3. Yet Another Resource Negotiator (YARN):

• Purpose: An enhanced resource management layer in Hadoop 2.0 that allows for better resource utilization and scalability.

Components:

• ResourceManager: Manages resources across the cluster.
• NodeManager: Manages resources and monitoring on a single node.
• ApplicationMaster: Manages the lifecycle of applications running on YARN.

Benefits:

• Allows multiple data processing engines (MapReduce, Spark, etc.) to run simultaneously.
• Improves cluster utilization by decoupling resource management from data processing.

4. Hadoop Common:

• Purpose: A set of shared utilities and libraries that support other Hadoop components.
• Components:
• File System Abstractions: Interface for various file systems, including HDFS, S3, etc.
• Serialization Libraries: Mechanisms for reading and writing data.
• Java Libraries: Common utilities and code for Hadoop modules.

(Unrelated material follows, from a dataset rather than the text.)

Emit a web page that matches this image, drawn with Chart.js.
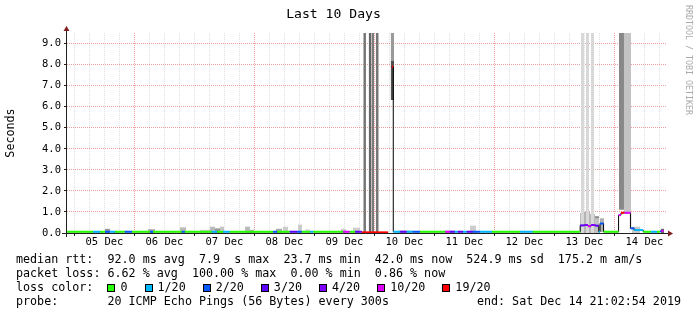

Additional Ecosystem Components

1. Hive:

• Purpose: A data warehouse infrastructure that provides data summarization, query, and analysis.
• Features: Uses SQL-like language called HiveQL for querying data stored in HDFS.

Pig:

• Purpose: A high-level platform for creating MapReduce programs used with Hadoop.
• Features: Uses a scripting language called Pig Latin for expressing data transformations.

HBase:

• Purpose: A distributed, scalable, big data store modeled after Google’s Bigtable.
• Features: Provides real-time read/write access to large datasets.

Spark:

• Purpose: A fast and general-purpose cluster computing system.
• Features: Provides in-memory data processing capabilities, making it much faster than Hadoop MapReduce for certain applications.

Conclusion :

Hadoop has evolved significantly since its inception, becoming a cornerstone of big data processing. Its core components — HDFS, MapReduce, YARN, and Hadoop Common — provide a robust framework for storing and processing large datasets efficiently. Additionally, its extensive ecosystem of tools and libraries makes it a versatile platform for a wide range of big data applications.